Five poems in STEEP TEA take for their epigraph a quotation of Anne Lee Tzu Pheng, who is widely considered to be the foremost woman poet of Singapore. Her "Neanderthal Bone Flute: A Discovery" meditates on the invention of art, in the form of the bone flute. "To see for the first time a thing other / than the mire of food," she wonders, and simultaneously criticizes Singapore's immigrant obsession with material wealth. My poem "Useless" imagines the first bone flautist to be a woman who discovers belatedly how long her ex-lover was sleeping with her replacement before breaking up with her.

Lee is best known for her 1976 poem "My Country and My People," which was banned from the national airwaves for reasons that are unclear, but may have something to do with the poem's ambivalence towards Singapore's nation-building project. For me, such ambivalence is a vital attitude that is sorely missing from other more straightforwardly patriotic poets. My poem "Recognition" spins changes and questions on two less well-known lines from Lee's poem: "a duck that would not lay / and a runt of a papaya tree." The figures of duck and papaya tree speak powerfully of the spiritual sterility and handicap behind Singapore's economic growth. To pay tribute to her patriotic ambivalence, my poem is written as a series of questions. Another well-known poem by Lee is "Singapore River" in which she laments the neglect of human ties and feelings in the cleaning up of the river. As she wryly observes, " the heart / can sometimes be troublesome" in the dispassionate rush to modernize. My poem "Bougainvillea" responds to hers by depicting, and questioning, the modern society that we have "achieved."

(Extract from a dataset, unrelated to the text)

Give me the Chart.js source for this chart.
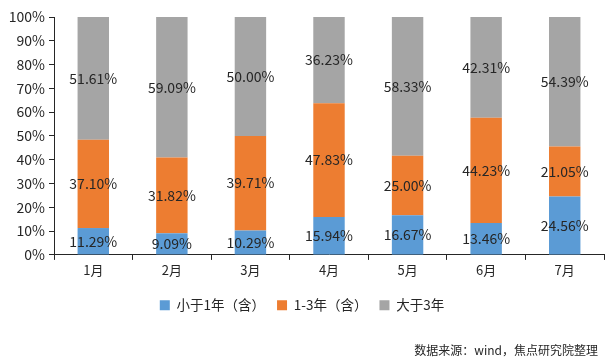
<!DOCTYPE html>
<html>
<head>
<meta charset="utf-8">
<script src="https://cdn.jsdelivr.net/npm/chart.js@4/dist/chart.umd.min.js"></script>
<style>
  body { margin: 0; background: #fff; }
  #box { width: 612px; height: 363px; position: relative; }
</style>
</head>
<body>
<div id="box"><canvas id="shareChart"></canvas></div>
<script>
// months along the x axis
var months = ["1月", "2月", "3月", "4月", "5月", "6月", "7月"];

// share of each term bucket, in percent
var underOne = [11.29, 9.09, 10.29, 15.94, 16.67, 13.46, 24.56];
var oneToThree = [37.10, 31.82, 39.71, 47.83, 25.00, 44.23, 21.05];
var overThree = [51.61, 59.09, 50.00, 36.23, 58.33, 42.31, 54.39];

var seriesNames = ["小于1年（含）", "1-3年（含）", "大于3年"];
var yTicks = [0, 10, 20, 30, 40, 50, 60, 70, 80, 90, 100];
var sourceNote = "数据来源：wind，焦点研究院整理";

var fontFamily = "'Noto Sans CJK SC', 'Noto Sans', sans-serif";

// writes the value in the middle of every bar segment
var segmentLabels = {
    id: 'segmentLabels',
    afterDatasetsDraw: function (chart) {
        var ctx = chart.ctx;
        ctx.save();
        ctx.font = "14px " + fontFamily;
        ctx.fillStyle = '#262626';
        ctx.textAlign = 'center';
        ctx.textBaseline = 'middle';
        chart.data.datasets.forEach(function (ds, i) {
            var meta = chart.getDatasetMeta(i);
            meta.data.forEach(function (bar, j) {
                var mid = (bar.y + bar.base) / 2;
                ctx.fillText(ds.data[j].toFixed(2) + '%', bar.x, mid);
            });
        });
        ctx.restore();
    }
};

// source line under the legend
var sourceText = {
    id: 'sourceText',
    afterDraw: function (chart) {
        var ctx = chart.ctx;
        ctx.save();
        ctx.font = "12px " + fontFamily;
        ctx.fillStyle = '#262626';
        ctx.textAlign = 'right';
        ctx.textBaseline = 'middle';
        ctx.fillText(sourceNote, 598, 350);
        ctx.restore();
    }
};

var ctx = document.getElementById('shareChart').getContext('2d');
var chart = new Chart(ctx, {
    type: 'bar',
    data: {
        labels: months,
        datasets: [{
            label: seriesNames[0],
            data: underOne,
            backgroundColor: '#5B9BD5'
        }, {
            label: seriesNames[1],
            data: oneToThree,
            backgroundColor: '#ED7D31'
        }, {
            label: seriesNames[2],
            data: overThree,
            backgroundColor: '#A5A5A5'
        }]
    },
    options: {
        responsive: true,
        maintainAspectRatio: false,
        animation: false,
        layout: {
            padding: { top: 17, right: 8, bottom: 41, left: 0 }
        },
        datasets: {
            bar: { categoryPercentage: 0.4, barPercentage: 1.0 }
        },
        scales: {
            x: {
                stacked: true,
                afterFit: function (axis) { axis.height += 7; },
                grid: {
                    display: true,
                    drawOnChartArea: false,
                    tickLength: 5,
                    color: '#262626'
                },
                border: { color: '#262626' },
                ticks: {
                    color: '#262626',
                    font: { family: fontFamily, size: 13 },
                    padding: 2
                }
            },
            y: {
                stacked: true,
                min: 0,
                max: 100,
                afterBuildTicks: function (axis) {
                    axis.ticks = yTicks.map(function (v) { return { value: v }; });
                },
                afterFit: function (axis) { axis.width = 54; },
                grid: {
                    display: true,
                    drawOnChartArea: false,
                    tickLength: 5,
                    color: '#262626'
                },
                border: { color: '#262626' },
                ticks: {
                    color: '#262626',
                    font: { family: fontFamily, size: 14 },
                    padding: 4,
                    callback: function (v) { return v + '%'; }
                }
            }
        },
        plugins: {
            legend: {
                position: 'bottom',
                labels: {
                    color: '#262626',
                    font: { family: fontFamily, size: 13.5 },
                    boxWidth: 10,
                    boxHeight: 10,
                    padding: 12
                }
            },
            tooltip: { enabled: false }
        }
    },
    plugins: [segmentLabels, sourceText]
});
</script>
</body>
</html>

The last two poems have to do with the heart. In a more recent poem "Tough, Love," Lee speaks of the difficulty of loving "no matter how many turns / you make." The trope of turns reminded me of a childhood game "Reversi, Also Called Othello," played with pieces that are white on one side and black on the other. The short lyric plays with the idea of flipping things around, all kinds of things, including coffee mugs and photo negatives. My last quotation comes from a very early poem by Lee, from the title poem of her first book "Prospect of a Drowning." Written while she was still an undergraduate, although published only 8 years later, this first book is full of untamed passion. Her speaker wanders, lost and afraid, along the seashore, looking for "some curio of the change." It is a beautiful phrase, which I used for my poem "Hong Kong," when I turned to writing about a change, a good one, in my relationship with my lover. Hong Kong was full of curiosities for us, and we brought home a token of its effect on us. Lee Tzu Pheng has been much lauded for her poetry. Her first three volumes all won National Book Development Council of Singapore Awards. She was awarded the Cultural Medallion, the country's highest honor for an artist. In 1995 she was one of six writers from the Asia-Pacific region and one of fifty writers worldwide to be conferred the Gabriela Mistral Award by the government of Chile.